I’m glad that we have an opportunity to blog about preemption because, as the previous blogs discussed, the folks pushing preemption are so good at creating myths around this subject. One—elaborated on by Tom McGarity—is that the jury system is not to be trusted. Another—discussed by David Vladeck—is that it is up to the courts to decide whether state law is preempted. Both myths share one thing in common: they were created and marketed by those who would like to avoid being held accountable under state common law liability standards for actions that harm people.
Anyone interested in why the first myth—the civil justice system cannot be trusted—is so powerful might want to take a look at a book by William Hamilton and Michael McCann, Distorting the Law: Politics, Media, and the Litigation Crisis. The authors demonstrate how, although the scholars have largely disputed claims that there is a tort litigation crisis, the myth has not died despite the abundant contradictory evidence. The reason, according to this book, is that tales about frivolous lawsuits – “tort tales” – have been reinforced by the media, by public relations efforts by those oppose to accountability, and by prevailing individualistic values in America. Tom’s description of the McDonald’s coffee spill case has all of these elements.
David mentioned the newest myth—the one that the anti-accountability crowd is now pushing: the courts get to decide whether state common law is preempted by federal law. Hopefully this myth can be nipped in the bud before it becomes as pervasive as the first myth.
Although Congress is supposed to be in control of the question of whether state law is preempted, it does not always clearly indicate its intent. But the courts have not been respectful of Congress’ intent even when they have clearly said what they intend to happen. How is it that the courts have found preemption in cases where Congress has inserted a “savings” clause in legislation? These clauses in effect say that nothing in this law should be interpreted to preempt the operation of common law liability standards. Yet, the courts have found preemption. How has this happened and is there anything Congress can do about it?
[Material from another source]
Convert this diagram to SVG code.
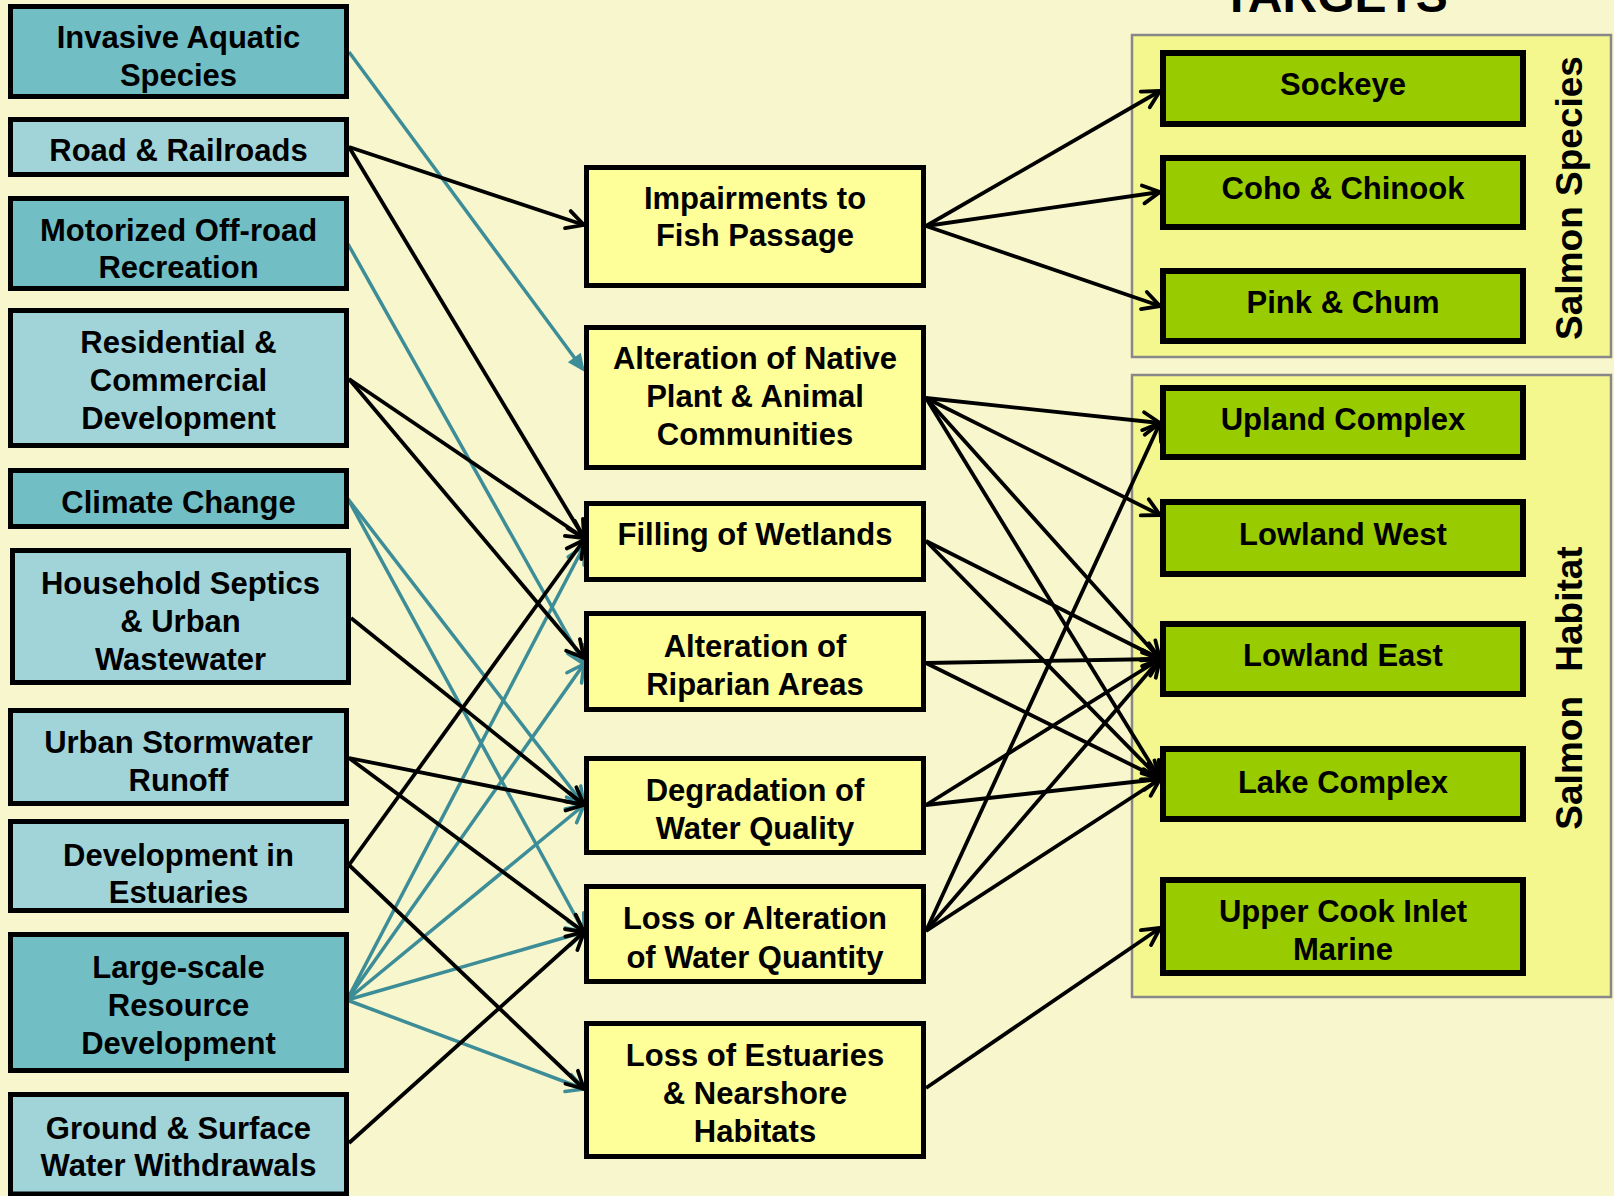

The courts have recognized savings clauses, but judges then say that the existence of a savings clause does not mean that Congress meant to eliminate so-called obstacle preemption. This is a doctrine where the courts assume that Congress meant to preempt state law when it is an “obstacle” to the implementation a federal regulation. One would think that a savings clause indicates that Congress found that common law tort standards were not obstacles. Is there anything Congress can do to make its intent clearer? More broadly, should we retain obstacle preemption and, if so, under what circumstances?